### Exercise:
For the entries below, copy exactly the line that contains "Convert this chart to Chart.js code." through the line that contains "const drawOrder = [2, 1, 0];", both ends included, and exclude all pictures.

[Collection entries]
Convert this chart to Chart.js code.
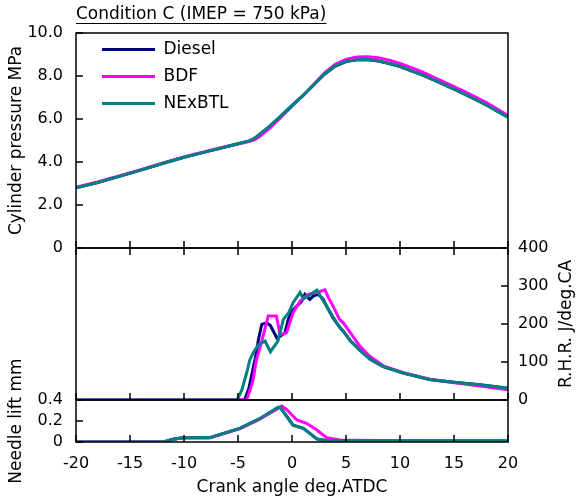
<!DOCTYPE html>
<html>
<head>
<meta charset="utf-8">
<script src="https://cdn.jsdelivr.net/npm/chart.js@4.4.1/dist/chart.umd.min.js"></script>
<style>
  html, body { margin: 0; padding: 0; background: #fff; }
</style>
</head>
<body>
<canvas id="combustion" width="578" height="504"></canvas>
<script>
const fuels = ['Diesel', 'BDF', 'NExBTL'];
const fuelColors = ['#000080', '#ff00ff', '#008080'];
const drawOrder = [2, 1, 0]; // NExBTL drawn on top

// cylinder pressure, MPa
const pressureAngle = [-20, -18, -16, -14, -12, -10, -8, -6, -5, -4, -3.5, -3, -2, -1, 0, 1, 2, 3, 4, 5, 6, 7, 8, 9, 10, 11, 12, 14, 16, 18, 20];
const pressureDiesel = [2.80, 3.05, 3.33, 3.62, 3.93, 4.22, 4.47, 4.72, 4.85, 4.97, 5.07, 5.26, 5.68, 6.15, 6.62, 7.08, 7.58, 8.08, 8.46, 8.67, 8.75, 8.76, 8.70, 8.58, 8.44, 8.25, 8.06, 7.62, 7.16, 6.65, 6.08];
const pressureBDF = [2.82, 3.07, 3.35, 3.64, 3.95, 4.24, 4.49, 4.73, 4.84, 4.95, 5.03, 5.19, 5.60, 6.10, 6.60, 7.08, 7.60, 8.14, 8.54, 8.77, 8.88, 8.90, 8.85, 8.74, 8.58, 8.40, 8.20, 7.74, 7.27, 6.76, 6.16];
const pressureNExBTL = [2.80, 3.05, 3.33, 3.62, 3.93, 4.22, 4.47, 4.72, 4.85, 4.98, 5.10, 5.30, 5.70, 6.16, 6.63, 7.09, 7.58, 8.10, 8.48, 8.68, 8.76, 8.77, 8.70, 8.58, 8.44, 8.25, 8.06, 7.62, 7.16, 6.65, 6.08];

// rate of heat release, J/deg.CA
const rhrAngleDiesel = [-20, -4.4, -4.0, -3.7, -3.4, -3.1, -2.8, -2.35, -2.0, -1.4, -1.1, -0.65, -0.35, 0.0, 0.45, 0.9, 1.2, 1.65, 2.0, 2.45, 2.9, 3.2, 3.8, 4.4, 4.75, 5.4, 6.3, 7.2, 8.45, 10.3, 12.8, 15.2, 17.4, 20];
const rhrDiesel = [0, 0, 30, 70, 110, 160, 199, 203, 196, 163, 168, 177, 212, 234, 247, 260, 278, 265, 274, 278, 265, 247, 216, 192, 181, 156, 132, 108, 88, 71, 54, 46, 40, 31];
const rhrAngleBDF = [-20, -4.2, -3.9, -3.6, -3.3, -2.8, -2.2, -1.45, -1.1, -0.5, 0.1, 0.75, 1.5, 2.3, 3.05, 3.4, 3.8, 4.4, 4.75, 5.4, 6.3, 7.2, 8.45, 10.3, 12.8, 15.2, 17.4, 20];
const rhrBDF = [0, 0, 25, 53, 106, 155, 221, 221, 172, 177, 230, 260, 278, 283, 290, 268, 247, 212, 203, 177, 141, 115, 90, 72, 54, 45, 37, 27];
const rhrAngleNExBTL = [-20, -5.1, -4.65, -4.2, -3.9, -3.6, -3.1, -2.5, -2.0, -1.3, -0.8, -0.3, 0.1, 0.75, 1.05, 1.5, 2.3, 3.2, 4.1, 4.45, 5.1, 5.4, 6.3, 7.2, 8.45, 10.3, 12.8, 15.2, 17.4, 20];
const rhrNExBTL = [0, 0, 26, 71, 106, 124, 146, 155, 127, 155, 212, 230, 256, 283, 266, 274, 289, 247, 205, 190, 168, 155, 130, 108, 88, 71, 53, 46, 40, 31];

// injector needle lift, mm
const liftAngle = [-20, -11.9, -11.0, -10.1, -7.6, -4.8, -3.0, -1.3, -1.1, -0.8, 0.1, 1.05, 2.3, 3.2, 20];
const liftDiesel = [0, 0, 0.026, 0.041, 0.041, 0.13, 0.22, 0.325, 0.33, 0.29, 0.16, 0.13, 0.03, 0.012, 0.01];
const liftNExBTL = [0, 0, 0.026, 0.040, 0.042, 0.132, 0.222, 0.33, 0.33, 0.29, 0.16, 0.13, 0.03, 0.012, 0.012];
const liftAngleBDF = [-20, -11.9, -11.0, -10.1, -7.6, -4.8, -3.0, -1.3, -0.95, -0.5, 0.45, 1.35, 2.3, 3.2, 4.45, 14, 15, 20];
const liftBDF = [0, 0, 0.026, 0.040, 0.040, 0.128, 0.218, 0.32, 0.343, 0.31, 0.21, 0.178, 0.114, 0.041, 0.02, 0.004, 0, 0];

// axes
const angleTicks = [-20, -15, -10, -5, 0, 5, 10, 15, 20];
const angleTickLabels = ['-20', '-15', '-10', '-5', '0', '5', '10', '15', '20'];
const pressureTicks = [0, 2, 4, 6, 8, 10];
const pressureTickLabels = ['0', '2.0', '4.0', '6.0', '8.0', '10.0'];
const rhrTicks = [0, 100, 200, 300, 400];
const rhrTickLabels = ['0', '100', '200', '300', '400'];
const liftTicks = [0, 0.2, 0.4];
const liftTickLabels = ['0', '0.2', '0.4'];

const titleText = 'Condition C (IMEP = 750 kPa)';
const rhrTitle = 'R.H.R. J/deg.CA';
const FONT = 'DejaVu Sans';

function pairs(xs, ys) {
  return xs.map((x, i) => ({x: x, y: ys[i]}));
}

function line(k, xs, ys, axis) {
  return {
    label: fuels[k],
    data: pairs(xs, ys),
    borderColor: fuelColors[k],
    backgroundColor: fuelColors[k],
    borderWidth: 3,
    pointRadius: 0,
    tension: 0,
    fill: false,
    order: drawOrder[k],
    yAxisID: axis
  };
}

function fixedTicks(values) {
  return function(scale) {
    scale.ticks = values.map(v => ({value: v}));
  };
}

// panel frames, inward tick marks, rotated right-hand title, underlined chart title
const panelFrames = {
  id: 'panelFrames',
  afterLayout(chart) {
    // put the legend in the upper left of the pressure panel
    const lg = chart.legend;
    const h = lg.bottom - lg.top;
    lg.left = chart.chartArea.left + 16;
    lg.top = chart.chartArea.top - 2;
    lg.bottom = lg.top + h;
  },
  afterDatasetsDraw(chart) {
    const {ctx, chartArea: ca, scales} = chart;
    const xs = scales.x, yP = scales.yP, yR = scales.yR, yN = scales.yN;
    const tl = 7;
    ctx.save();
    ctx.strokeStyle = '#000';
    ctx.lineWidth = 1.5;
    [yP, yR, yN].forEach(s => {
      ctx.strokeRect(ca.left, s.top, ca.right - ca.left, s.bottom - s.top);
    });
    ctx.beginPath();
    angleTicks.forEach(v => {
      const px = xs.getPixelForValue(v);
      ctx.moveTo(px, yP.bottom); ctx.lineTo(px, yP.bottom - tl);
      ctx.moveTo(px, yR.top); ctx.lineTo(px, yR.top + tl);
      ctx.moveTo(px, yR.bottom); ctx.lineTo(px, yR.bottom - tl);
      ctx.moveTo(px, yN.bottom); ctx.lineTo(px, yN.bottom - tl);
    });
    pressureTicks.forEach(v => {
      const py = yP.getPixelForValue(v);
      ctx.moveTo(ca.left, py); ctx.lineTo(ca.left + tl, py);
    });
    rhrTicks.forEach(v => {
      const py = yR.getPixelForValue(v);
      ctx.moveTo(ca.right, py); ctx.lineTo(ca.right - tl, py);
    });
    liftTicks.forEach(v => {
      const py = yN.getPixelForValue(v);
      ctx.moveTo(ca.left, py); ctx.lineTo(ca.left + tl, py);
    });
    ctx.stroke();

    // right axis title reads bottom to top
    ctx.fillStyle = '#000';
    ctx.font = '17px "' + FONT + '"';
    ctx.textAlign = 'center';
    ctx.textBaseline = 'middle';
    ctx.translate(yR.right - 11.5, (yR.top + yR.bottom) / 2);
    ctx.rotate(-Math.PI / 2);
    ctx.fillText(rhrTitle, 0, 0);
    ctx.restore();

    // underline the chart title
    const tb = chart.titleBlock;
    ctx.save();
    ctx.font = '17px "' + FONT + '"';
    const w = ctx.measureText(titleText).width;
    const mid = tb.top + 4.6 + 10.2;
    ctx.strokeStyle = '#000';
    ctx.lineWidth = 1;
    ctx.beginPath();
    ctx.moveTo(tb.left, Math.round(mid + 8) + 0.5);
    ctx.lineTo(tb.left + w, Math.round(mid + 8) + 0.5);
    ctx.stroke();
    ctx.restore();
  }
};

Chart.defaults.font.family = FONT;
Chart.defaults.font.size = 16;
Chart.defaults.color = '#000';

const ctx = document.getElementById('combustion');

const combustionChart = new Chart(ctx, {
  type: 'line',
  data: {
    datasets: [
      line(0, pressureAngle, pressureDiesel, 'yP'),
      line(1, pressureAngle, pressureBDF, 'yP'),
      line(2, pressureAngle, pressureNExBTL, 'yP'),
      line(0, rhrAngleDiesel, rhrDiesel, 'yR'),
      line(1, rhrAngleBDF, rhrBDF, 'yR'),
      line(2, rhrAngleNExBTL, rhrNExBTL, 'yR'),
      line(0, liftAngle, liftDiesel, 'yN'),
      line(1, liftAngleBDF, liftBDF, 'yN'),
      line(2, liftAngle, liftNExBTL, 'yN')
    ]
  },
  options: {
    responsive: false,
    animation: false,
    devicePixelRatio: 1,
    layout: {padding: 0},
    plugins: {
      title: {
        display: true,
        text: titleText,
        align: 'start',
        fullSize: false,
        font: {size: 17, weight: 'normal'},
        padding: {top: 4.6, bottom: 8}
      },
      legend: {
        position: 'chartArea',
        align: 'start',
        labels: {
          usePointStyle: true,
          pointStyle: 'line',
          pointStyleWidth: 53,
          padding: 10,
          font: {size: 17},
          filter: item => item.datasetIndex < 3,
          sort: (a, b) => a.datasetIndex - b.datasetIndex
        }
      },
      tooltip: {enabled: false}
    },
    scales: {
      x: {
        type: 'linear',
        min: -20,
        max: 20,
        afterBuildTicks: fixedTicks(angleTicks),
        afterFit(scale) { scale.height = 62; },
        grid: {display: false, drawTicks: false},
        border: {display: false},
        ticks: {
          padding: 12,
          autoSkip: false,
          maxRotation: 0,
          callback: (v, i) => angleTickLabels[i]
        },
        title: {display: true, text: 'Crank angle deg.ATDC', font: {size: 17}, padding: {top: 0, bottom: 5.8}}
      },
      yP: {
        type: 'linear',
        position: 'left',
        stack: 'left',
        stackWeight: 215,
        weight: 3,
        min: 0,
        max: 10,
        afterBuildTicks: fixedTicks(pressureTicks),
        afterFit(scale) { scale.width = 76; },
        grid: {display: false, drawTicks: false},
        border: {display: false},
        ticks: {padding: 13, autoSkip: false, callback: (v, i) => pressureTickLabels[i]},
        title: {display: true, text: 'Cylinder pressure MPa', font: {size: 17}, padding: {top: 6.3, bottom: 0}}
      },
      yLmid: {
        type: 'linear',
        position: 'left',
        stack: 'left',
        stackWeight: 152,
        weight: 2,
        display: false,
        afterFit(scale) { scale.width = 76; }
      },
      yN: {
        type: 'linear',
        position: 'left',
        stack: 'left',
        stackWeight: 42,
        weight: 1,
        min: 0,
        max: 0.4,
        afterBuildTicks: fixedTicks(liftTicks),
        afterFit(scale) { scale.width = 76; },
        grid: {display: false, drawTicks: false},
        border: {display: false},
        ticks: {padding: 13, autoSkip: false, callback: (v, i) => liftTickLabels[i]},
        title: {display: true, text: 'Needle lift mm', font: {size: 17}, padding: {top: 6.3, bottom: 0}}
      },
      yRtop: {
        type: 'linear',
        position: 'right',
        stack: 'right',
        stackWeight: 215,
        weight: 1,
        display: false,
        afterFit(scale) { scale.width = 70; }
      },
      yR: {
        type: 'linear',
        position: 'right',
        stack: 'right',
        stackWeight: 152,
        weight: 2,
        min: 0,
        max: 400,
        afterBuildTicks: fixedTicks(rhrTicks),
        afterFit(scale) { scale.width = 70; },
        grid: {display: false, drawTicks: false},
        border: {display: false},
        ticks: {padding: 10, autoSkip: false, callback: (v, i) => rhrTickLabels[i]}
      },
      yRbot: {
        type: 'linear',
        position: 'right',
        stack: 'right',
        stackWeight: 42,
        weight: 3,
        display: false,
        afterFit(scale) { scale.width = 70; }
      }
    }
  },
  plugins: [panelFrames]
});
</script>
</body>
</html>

...

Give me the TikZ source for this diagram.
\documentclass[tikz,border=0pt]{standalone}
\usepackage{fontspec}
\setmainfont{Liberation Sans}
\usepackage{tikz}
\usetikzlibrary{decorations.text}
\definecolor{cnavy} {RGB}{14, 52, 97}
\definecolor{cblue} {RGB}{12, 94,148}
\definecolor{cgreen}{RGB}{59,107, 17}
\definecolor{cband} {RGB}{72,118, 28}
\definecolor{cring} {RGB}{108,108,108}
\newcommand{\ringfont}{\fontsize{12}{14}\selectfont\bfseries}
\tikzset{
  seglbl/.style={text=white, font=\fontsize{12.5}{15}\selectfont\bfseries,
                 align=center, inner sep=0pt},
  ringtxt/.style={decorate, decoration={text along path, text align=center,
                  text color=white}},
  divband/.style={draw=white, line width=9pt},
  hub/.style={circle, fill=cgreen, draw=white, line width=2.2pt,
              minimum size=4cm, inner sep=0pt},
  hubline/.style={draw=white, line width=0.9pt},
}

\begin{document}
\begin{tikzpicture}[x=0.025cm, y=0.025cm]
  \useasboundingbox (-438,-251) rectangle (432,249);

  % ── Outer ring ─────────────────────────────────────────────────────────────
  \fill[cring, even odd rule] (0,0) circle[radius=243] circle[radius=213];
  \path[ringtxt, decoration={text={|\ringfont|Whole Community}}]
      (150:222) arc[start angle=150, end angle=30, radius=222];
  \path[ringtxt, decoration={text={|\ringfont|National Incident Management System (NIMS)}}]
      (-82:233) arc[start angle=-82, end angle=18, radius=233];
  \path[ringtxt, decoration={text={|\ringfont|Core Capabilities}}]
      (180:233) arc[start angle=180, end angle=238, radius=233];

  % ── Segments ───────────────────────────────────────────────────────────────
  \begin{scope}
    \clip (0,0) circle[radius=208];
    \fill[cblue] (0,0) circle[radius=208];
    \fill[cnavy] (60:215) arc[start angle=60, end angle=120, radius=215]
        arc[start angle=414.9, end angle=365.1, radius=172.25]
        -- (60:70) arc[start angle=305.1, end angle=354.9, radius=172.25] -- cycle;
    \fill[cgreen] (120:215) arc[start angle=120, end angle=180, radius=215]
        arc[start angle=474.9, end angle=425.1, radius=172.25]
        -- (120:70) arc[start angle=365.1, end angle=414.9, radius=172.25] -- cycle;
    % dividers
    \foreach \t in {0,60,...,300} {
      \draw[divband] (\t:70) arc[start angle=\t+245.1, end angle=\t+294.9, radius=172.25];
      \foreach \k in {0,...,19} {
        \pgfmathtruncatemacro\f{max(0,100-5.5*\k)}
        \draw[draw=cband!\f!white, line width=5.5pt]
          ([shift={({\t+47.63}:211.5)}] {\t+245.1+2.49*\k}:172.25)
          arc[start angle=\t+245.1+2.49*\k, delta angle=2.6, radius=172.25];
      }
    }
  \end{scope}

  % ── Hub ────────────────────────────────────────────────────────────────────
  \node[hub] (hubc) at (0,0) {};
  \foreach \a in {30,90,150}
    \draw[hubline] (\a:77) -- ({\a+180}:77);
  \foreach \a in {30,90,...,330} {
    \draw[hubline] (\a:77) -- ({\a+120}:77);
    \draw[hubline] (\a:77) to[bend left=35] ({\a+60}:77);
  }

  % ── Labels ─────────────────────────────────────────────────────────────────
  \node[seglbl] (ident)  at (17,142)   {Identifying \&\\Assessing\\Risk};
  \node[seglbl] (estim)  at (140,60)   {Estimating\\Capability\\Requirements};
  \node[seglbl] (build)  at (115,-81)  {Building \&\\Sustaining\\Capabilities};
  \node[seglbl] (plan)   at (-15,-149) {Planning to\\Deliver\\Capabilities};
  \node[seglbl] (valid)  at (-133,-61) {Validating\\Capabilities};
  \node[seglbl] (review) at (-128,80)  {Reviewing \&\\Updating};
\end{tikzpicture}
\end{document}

### Completed exercise:
Convert this chart to Chart.js code.
<!DOCTYPE html>
<html>
<head>
<meta charset="utf-8">
<script src="https://cdn.jsdelivr.net/npm/chart.js@4.4.1/dist/chart.umd.min.js"></script>
<style>
  html, body { margin: 0; padding: 0; background: #fff; }
</style>
</head>
<body>
<canvas id="combustion" width="578" height="504"></canvas>
<script>
const fuels = ['Diesel', 'BDF', 'NExBTL'];
const fuelColors = ['#000080', '#ff00ff', '#008080'];
const drawOrder = [2, 1, 0]; // NExBTL drawn on top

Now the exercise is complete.